● **DESCRIPTION OF THE TASK**: Transcribe all of the material below word for word and leave out its pictures.

========================================================================

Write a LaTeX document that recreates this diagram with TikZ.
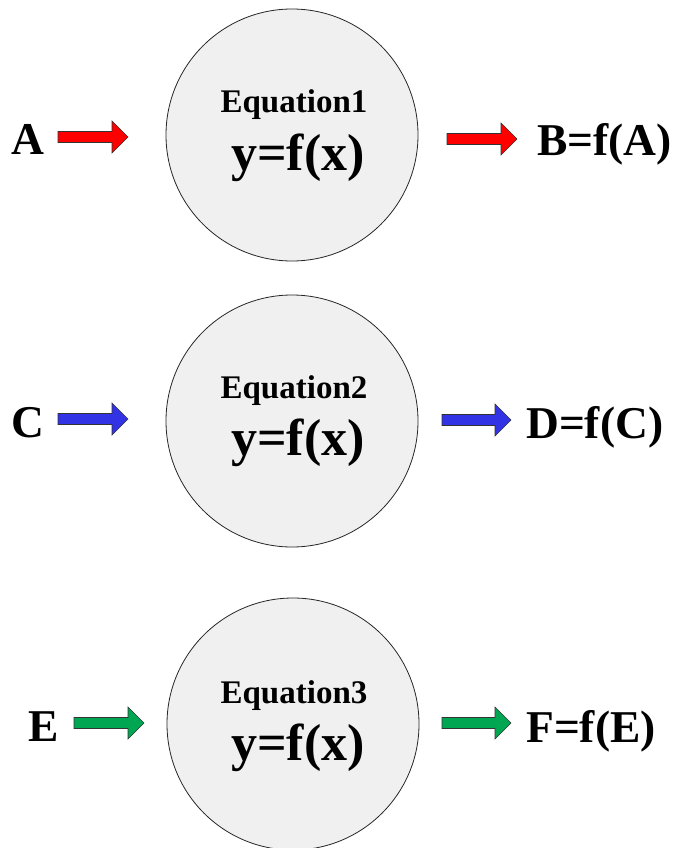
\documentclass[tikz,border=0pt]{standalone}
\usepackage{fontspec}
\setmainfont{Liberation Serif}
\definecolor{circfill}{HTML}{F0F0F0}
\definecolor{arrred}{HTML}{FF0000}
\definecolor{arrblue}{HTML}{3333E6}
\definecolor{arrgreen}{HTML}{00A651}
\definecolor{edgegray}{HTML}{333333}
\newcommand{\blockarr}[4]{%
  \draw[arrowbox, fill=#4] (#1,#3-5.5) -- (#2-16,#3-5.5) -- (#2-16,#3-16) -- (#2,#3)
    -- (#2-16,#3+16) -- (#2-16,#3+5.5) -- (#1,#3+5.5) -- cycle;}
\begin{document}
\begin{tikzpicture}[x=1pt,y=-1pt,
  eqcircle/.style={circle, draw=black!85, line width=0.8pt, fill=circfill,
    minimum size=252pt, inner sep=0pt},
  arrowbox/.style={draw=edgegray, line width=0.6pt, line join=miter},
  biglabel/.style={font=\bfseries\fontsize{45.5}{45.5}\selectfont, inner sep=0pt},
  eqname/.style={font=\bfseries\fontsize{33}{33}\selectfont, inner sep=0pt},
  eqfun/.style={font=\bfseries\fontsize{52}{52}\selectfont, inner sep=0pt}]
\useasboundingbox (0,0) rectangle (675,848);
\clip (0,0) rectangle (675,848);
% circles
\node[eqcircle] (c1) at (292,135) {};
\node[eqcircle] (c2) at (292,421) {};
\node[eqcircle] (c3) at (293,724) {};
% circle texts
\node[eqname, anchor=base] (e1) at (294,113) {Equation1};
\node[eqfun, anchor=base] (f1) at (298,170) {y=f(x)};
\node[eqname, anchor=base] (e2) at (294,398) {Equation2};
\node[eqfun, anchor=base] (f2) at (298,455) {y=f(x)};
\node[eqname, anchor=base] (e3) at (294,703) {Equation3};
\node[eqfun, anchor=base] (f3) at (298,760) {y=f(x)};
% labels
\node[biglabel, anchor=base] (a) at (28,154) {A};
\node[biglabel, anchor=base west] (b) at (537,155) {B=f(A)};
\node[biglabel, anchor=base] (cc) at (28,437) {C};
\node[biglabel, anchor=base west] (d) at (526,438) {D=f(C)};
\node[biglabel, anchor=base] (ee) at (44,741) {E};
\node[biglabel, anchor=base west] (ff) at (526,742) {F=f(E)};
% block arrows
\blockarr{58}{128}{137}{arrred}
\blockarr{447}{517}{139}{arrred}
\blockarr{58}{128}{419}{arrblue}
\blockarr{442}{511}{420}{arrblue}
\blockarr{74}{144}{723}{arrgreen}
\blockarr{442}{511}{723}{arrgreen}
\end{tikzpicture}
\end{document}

========================================================================

● **RESPONSE TO THE EXERCISE**:
Write a LaTeX document that recreates this diagram with TikZ.
\documentclass[tikz,border=0pt]{standalone}
\usepackage{fontspec}
\setmainfont{Liberation Serif}
\definecolor{circfill}{HTML}{F0F0F0}
\definecolor{arrred}{HTML}{FF0000}
\definecolor{arrblue}{HTML}{3333E6}
\definecolor{arrgreen}{HTML}{00A651}
\definecolor{edgegray}{HTML}{333333}
\newcommand{\blockarr}[4]{%
  \draw[arrowbox, fill=#4] (#1,#3-5.5) -- (#2-16,#3-5.5) -- (#2-16,#3-16) -- (#2,#3)
    -- (#2-16,#3+16) -- (#2-16,#3+5.5) -- (#1,#3+5.5) -- cycle;}
\begin{document}
\begin{tikzpicture}[x=1pt,y=-1pt,
  eqcircle/.style={circle, draw=black!85, line width=0.8pt, fill=circfill,
    minimum size=252pt, inner sep=0pt},
  arrowbox/.style={draw=edgegray, line width=0.6pt, line join=miter},
  biglabel/.style={font=\bfseries\fontsize{45.5}{45.5}\selectfont, inner sep=0pt},
  eqname/.style={font=\bfseries\fontsize{33}{33}\selectfont, inner sep=0pt},
  eqfun/.style={font=\bfseries\fontsize{52}{52}\selectfont, inner sep=0pt}]
\useasboundingbox (0,0) rectangle (675,848);
\clip (0,0) rectangle (675,848);
% circles
\node[eqcircle] (c1) at (292,135) {};
\node[eqcircle] (c2) at (292,421) {};
\node[eqcircle] (c3) at (293,724) {};
% circle texts
\node[eqname, anchor=base] (e1) at (294,113) {Equation1};
\node[eqfun, anchor=base] (f1) at (298,170) {y=f(x)};
\node[eqname, anchor=base] (e2) at (294,398) {Equation2};
\node[eqfun, anchor=base] (f2) at (298,455) {y=f(x)};
\node[eqname, anchor=base] (e3) at (294,703) {Equation3};
\node[eqfun, anchor=base] (f3) at (298,760) {y=f(x)};
% labels
\node[biglabel, anchor=base] (a) at (28,154) {A};
\node[biglabel, anchor=base west] (b) at (537,155) {B=f(A)};
\node[biglabel, anchor=base] (cc) at (28,437) {C};
\node[biglabel, anchor=base west] (d) at (526,438) {D=f(C)};
\node[biglabel, anchor=base] (ee) at (44,741) {E};
\node[biglabel, anchor=base west] (ff) at (526,742) {F=f(E)};
% block arrows
\blockarr{58}{128}{137}{arrred}
\blockarr{447}{517}{139}{arrred}
\blockarr{58}{128}{419}{arrblue}
\blockarr{442}{511}{420}{arrblue}
\blockarr{74}{144}{723}{arrgreen}
\blockarr{442}{511}{723}{arrgreen}
\end{tikzpicture}
\end{document}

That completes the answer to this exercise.